Uma das grandes indignações de “Dilma Mendes”, por assim dizer, foi o golpe de seu vice – Michel Temer – em 2016. Ela se refere a ele como incompetente boneco de cera decorativo pois não o considera suficientemente representante de suas ações. De acordo com ela, Temer fez muita “merda em pouco tempo”. Em tom de crítica e sarcasmo, colocou-se ao lado do povão ao dizer que “a gente pode até brincar de golpe, mas o golpe cobra. Ia cobrar dos aposentados, do trabalhador”.
Outro ponto comentado foi o machismo do governo Temer pela falta de mulheres nos ministérios. Mendes não comenta muito sobre machismo, mas em momento algum relacionou a ignorância da presidenta com o fato de ela ser mulher, mesmo com o uso excessivo de piadas de conotação sexual. A ignorância da presidenta, na realidade, é a fonte do humor de Mendes. Ao se utilizar de um personagem político para criticar outras figuras públicas, o mineiro mostra que todos/as estão no mesmo barco. “Dilma” assume isso quando desaprova as decisões de Bolsonaro: “eu ficava saudando a mandioca e estocando vento por mais de seis anos”, mas “a melhor parte foi ver que o povo acha que você é mais burro do que eu e o Lula”. Mendes desperta opiniões que já estavam de antemão no imaginário do público brasileiro, fazendo o espectador refletir se a verdadeira Dilma já não quis dizer algumas das verdades que essa Dilma prega.

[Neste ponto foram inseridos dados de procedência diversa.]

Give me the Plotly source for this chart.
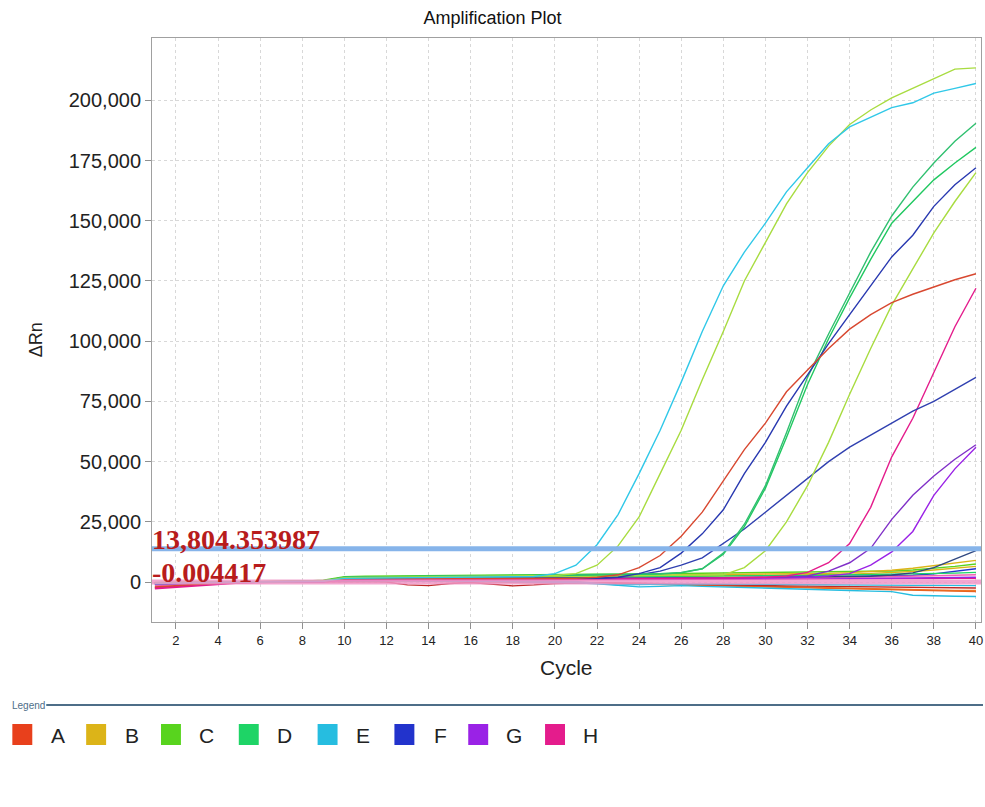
import plotly.graph_objects as go

cycles = list(range(1, 41))

# ---- amplifying wells (ΔRn per cycle 1..40) ----
E1 = [-600,-400,-200,-100,0,0,100,100,300,
      1500,1600,1700,1700,1800,1800,1900,2000,2100,2300,
      3500,7000,15500,28000,45000,63000,83000,104000,123000,137000,149000,162000,172000,182000,189000,193000,197000,199000,203000,205000,207000]
C1 = [-500,-300,-200,-100,0,0,100,200,400,
      1800,1900,2000,2000,2100,2100,2200,2300,2400,2500,
      2700,3500,7000,15000,27000,45000,63000,84000,104000,125000,141000,157000,170000,181000,190000,196000,201000,205000,209000,213000,213500]
A1 = [-2000,-1500,-800,-400,-200,0,0,100,200,
      1200,1300,1300,1400,1300,1200,1300,1400,1400,1500,
      1500,1500,2000,3000,6000,11000,19000,29000,42000,55000,66000,79000,88000,97000,105000,111000,116000,119500,122500,125500,128000]
F1 = [-700,-500,-300,-200,-100,0,0,100,200,
      1300,1400,1400,1500,1500,1500,1600,1600,1700,1700,
      1600,1500,1500,2000,3500,6000,12000,20000,30000,45000,58000,73000,86000,99000,111000,123000,135000,144000,156000,165000,172000]
D1 = [-400,-300,-200,-100,0,100,100,200,400,
      2000,2200,2300,2300,2400,2400,2500,2600,2700,2800,
      2900,3000,3000,3100,3200,3500,4000,5500,12000,24000,40000,62000,85000,103000,120000,137000,152000,164000,174000,183000,190500]
D2 = [-500,-300,-200,-100,0,100,100,200,400,
      1900,2100,2200,2200,2300,2300,2400,2500,2500,2600,
      2700,2800,2900,3000,3100,3300,3800,5500,11500,23000,39000,60000,82000,101000,118000,134000,149000,158000,167000,174000,180500]
C2 = [-300,-200,-100,0,0,100,100,200,400,
      1700,1800,1900,1900,2000,2000,2100,2100,2200,2200,
      2300,2300,2400,2400,2500,2500,2600,2800,3000,6000,13000,25000,40000,58000,78000,97000,115000,130000,145000,158000,170000]
F2 = [-600,-400,-200,-100,0,0,100,200,300,
      1400,1500,1500,1500,1600,1600,1600,1700,1700,1800,
      1700,1600,1500,2000,3000,4500,7000,10000,16000,22000,29000,36000,43000,50000,56000,61000,66000,71000,75000,80000,85000]
H1 = [-2500,-2000,-1200,-600,-300,-100,0,0,100,
      800,900,900,1000,1000,900,900,1000,1000,1100,
      1100,1200,1200,1300,1300,1400,1500,1600,1700,1800,2000,2500,4000,8000,16000,31000,52000,68000,87000,106000,122000]
G1 = [-900,-600,-400,-200,-100,0,0,100,200,
      1000,1100,1100,1200,1200,1200,1300,1300,1300,1400,
      1400,1400,1500,1500,1500,1600,1600,1700,1700,1800,1900,2000,2500,4500,8000,14000,26000,36000,44000,51000,57000]
G2 = [-800,-600,-400,-200,-100,0,0,100,200,
      900,1000,1000,1100,1100,1100,1200,1200,1200,1300,
      1300,1300,1300,1400,1400,1400,1500,1500,1600,1600,1700,1800,2000,2500,3500,7000,12500,21000,36000,47000,56000]

# ---- low / flat wells ----
F3 = [-500,-300,-200,-100,0,0,100,100,200,
      1200,1300,1300,1300,1400,1400,1400,1500,1500,1500,
      1500,1500,1600,1600,1600,1700,1700,1700,1800,1800,1900,1900,2000,2100,2200,2400,2900,3800,6000,9500,13000]
B1 = [-300,-200,-100,0,0,100,100,200,300,
      1800,1900,2000,2000,2100,2100,2200,2200,2300,2300,
      2400,2400,2500,2500,2600,2600,2700,2800,2900,3000,3100,3200,3400,3600,3900,4300,4900,5700,6700,7800,9000]
C3 = [-200,-100,0,0,100,100,200,300,800,
      2200,2400,2500,2600,2600,2700,2800,2900,3000,3000,
      3100,3100,3200,3200,3300,3300,3400,3500,3600,3700,3800,3900,4000,4100,4200,4300,4600,5000,5700,6500,7500]
D3 = [-400,-300,-200,-100,0,0,100,200,300,
      1600,1700,1800,1800,1900,1900,2000,2000,2100,2100,
      2200,2200,2300,2300,2300,2400,2400,2500,2500,2600,2600,2700,2700,2800,2900,3000,3100,3300,3500,3700,4000]
E2 = [-600,-400,-300,-200,-100,0,0,100,200,
      600,600,500,500,400,300,300,200,100,0,
      -100,-300,-700,-1500,-2000,-1800,-1500,-1800,-2000,-2300,-2500,-2800,-3000,-3300,-3500,-3800,-4000,-5500,-5800,-5900,-6000]
E3 = [-300,-200,-100,0,0,0,100,100,200,
      900,900,800,800,700,700,600,600,500,500,
      400,200,-500,-1200,-1000,-800,-600,-700,-800,-900,-1000,-1100,-1100,-1200,-1200,-1300,-1300,-1400,-1400,-1500,-1500]
A2 = [-500,-300,-100,0,0,100,100,200,300,
      800,900,900,800,700,600,500,400,300,200,
      100,0,-200,-400,-600,-800,-1000,-1200,-1500,-1700,-2000,-2200,-2400,-2600,-2800,-3000,-3100,-3300,-3400,-3500,-3500]
A3 = [-2200,-1800,-1000,-500,-300,-100,0,0,100,
      300,200,0,-1200,-1500,-600,-200,-800,-1600,-1200,
      -600,-400,-300,-400,-500,-700,-900,-1000,-1200,-1300,-1500,-1600,-1700,-1800,-1900,-2000,-2100,-2200,-2300,-2400,-2500]
A4 = [-400,-300,-200,-100,0,0,100,100,200,
      500,500,400,400,300,300,200,200,100,100,
      0,-200,-400,-600,-800,-1000,-1300,-1500,-1700,-2000,-2300,-2500,-2700,-2900,-3100,-3300,-3500,-3600,-3800,-3900,-4000]
H2 = [-2800,-2200,-1400,-800,-400,-200,0,0,100,
      700,700,700,800,800,800,800,900,900,900,
      900,900,1000,1000,1000,1000,1100,1100,1100,1200,1200,1200,1300,1300,1300,1300,1400,1400,1400,1500,1500]
G3 = [-700,-500,-300,-200,-100,0,0,100,200,
      1000,1000,1100,1100,1100,1100,1200,1200,1200,1200,
      1200,1200,1300,1300,1300,1300,1300,1400,1400,1400,1400,1500,1500,1500,1600,1600,1600,1700,1800,1900,2000]
F4 = [-500,-400,-200,-100,0,0,100,100,200,
      1100,1200,1200,1200,1300,1300,1300,1400,1400,1400,
      1400,1500,1500,1500,1600,1600,1600,1700,1700,1800,1800,1900,2000,2100,2200,2300,2500,2800,3400,4300,5500]
B2 = [-300,-200,-100,0,0,100,100,200,300,
      1500,1600,1600,1700,1700,1800,1800,1900,1900,2000,
      2000,2100,2100,2200,2200,2300,2300,2400,2400,2500,2600,2700,2900,3100,3300,3600,3900,4400,5000,5700,6500]
H3 = [-1500,-1100,-700,-400,-200,0,0,100,200,
      900,900,1000,1000,1000,1100,1100,1100,1200,1200,
      1200,1200,1300,1300,1300,1400,1400,1400,1500,1500,1600,1600,1700,1800,1900,2000,2200,2400,2600,2800,3000]

threshold = 13804.353987
baseline = -0.004417
threshold_label = "13,804.353987"
baseline_label = "-0.004417"

y_ticks = [0, 25000, 50000, 75000, 100000, 125000, 150000, 175000, 200000]
y_ticklabels = ["0", "25,000", "50,000", "75,000", "100,000", "125,000", "150,000", "175,000", "200,000"]
x_ticks = list(range(2, 41, 2))

legend_labels = ["A", "B", "C", "D", "E", "F", "G", "H"]
legend_colors = ["#e8401c", "#dcb418", "#58d41e", "#1ed466", "#26bde0", "#2233cc", "#9a22e6", "#e41c8c"]
col = dict(zip(legend_labels, legend_colors))
YG = "#a8dc40"

series = [
    (A2, "#f07828"), (A4, "#e86420"), (A3, "#c02828"), (E2, col["E"]), (E3, col["E"]),
    (H2, col["H"]), (G3, col["G"]), (F4, col["F"]), (B2, col["B"]), (H3, "#f060b0"),
    (D3, col["D"]), (C3, col["C"]), (B1, col["B"]), (F3, "#304880"),
    (G2, col["G"]), (G1, "#8030c8"), (H1, col["H"]), (F2, "#3040b0"), (C2, YG),
    (D2, "#20c860"), (D1, "#30c070"), (F1, "#2838b0"), (A1, "#d84830"), (C1, YG), (E1, "#30c8e8"),
]

fig = go.Figure()
for vals, c in series:
    fig.add_trace(go.Scatter(x=cycles, y=vals, mode="lines",
                             line=dict(color=c, width=1.4), showlegend=False,
                             hoverinfo="skip"))

W, H = 985, 807
L, R, T, B = 152, 2, 38, 185
pw, ph = W - L - R, H - T - B
def px(x): return (x - L) / pw
def py(y): return (H - B - y) / ph

SANS = "Liberation Sans"
SERIF_RED = dict(family="Liberation Serif", size=28, color="#b81c1c")

shapes = [
    dict(type="line", xref="paper", yref="y", x0=0, x1=1, y0=threshold, y1=threshold,
         line=dict(color="#86b4ea", width=5), layer="above"),
    dict(type="line", xref="paper", yref="y", x0=0, x1=1, y0=baseline, y1=baseline,
         line=dict(color="rgba(240,150,200,0.85)", width=5), layer="above"),
    dict(type="line", xref="paper", yref="paper", x0=px(46), x1=px(985), y0=py(705), y1=py(705),
         line=dict(color="#4e6e88", width=2)),
]
ann = [
    dict(text="<b>%s</b>" % threshold_label, xref="paper", yref="y", x=0, y=threshold,
         xanchor="left", yanchor="bottom", xshift=-2, yshift=-8, showarrow=False, font=SERIF_RED),
    dict(text="<b>%s</b>" % baseline_label, xref="paper", yref="y", x=0, y=baseline,
         xanchor="left", yanchor="bottom", xshift=-2, yshift=-8, showarrow=False, font=SERIF_RED),
    dict(text="Legend", xref="paper", yref="paper", x=px(10), y=py(705), xanchor="left",
         yanchor="middle", showarrow=False, font=dict(family=SANS, size=10, color="#4e6e88")),
    dict(text="ΔRn", xref="paper", yref="paper", x=px(36), y=py(340), xanchor="center",
         yanchor="middle", textangle=-90, showarrow=False, font=dict(family=SANS, size=18, color="#222")),
    dict(text="Cycle", xref="paper", yref="paper", x=px(568), y=py(667), xanchor="center",
         yanchor="middle", showarrow=False, font=dict(family=SANS, size=21, color="#222")),
]
sq_x = [12, 86, 161, 239, 318, 395, 469, 546]
for i, (lab, c) in enumerate(zip(legend_labels, legend_colors)):
    x0 = sq_x[i]
    shapes.append(dict(type="rect", xref="paper", yref="paper", x0=px(x0), x1=px(x0 + 20),
                       y0=py(745), y1=py(724), fillcolor=c, line=dict(width=0)))
    ann.append(dict(text=lab, xref="paper", yref="paper", x=px(x0 + 46), y=py(735),
                    xanchor="center", yanchor="middle", showarrow=False,
                    font=dict(family=SANS, size=21, color="#222")))

axis_common = dict(showgrid=True, gridcolor="#d8d8d8", griddash="3px,3px", gridwidth=1,
                   showline=True, linecolor="#a0a0a0", linewidth=1, mirror=True,
                   ticks="outside", ticklen=6, tickcolor="#909090", zeroline=False)

fig.update_layout(
    width=W, height=H, margin=dict(l=L, r=R, t=T, b=B),
    paper_bgcolor="white", plot_bgcolor="white",
    title=dict(text="Amplification Plot", x=0.5, xanchor="center", y=1 - 18 / H,
               yanchor="middle", font=dict(family=SANS, size=18, color="#111")),
    shapes=shapes, annotations=ann,
    xaxis=dict(range=[0.863, 40.24], tickmode="array", tickvals=x_ticks,
               ticklabeloverflow="allow",
               tickfont=dict(family=SANS, size=13, color="#222"), **axis_common),
    yaxis=dict(range=[-16600, 225900], tickmode="array", tickvals=y_ticks, ticktext=y_ticklabels,
               tickfont=dict(family=SANS, size=20, color="#222"), **axis_common),
)
fig.write_html("out.html", config={"displayModeBar": False},
               post_script="document.body.style.margin='0px';document.body.style.overflow='hidden';")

“Dilma Mendes” relata o que é fato e indaga o que não é. Isso torna inegável o zelo de Mendes pela nossa política. Ele questiona ações da ex-presidenta e de outros/as políticos/as pois está chateado e frustrado. Seu desapontamento com o Brasil vem do fundo do coração, da mesma forma que nós, espectadores, choramos por dentro enquanto rimos de um cenário político tão bagunçado.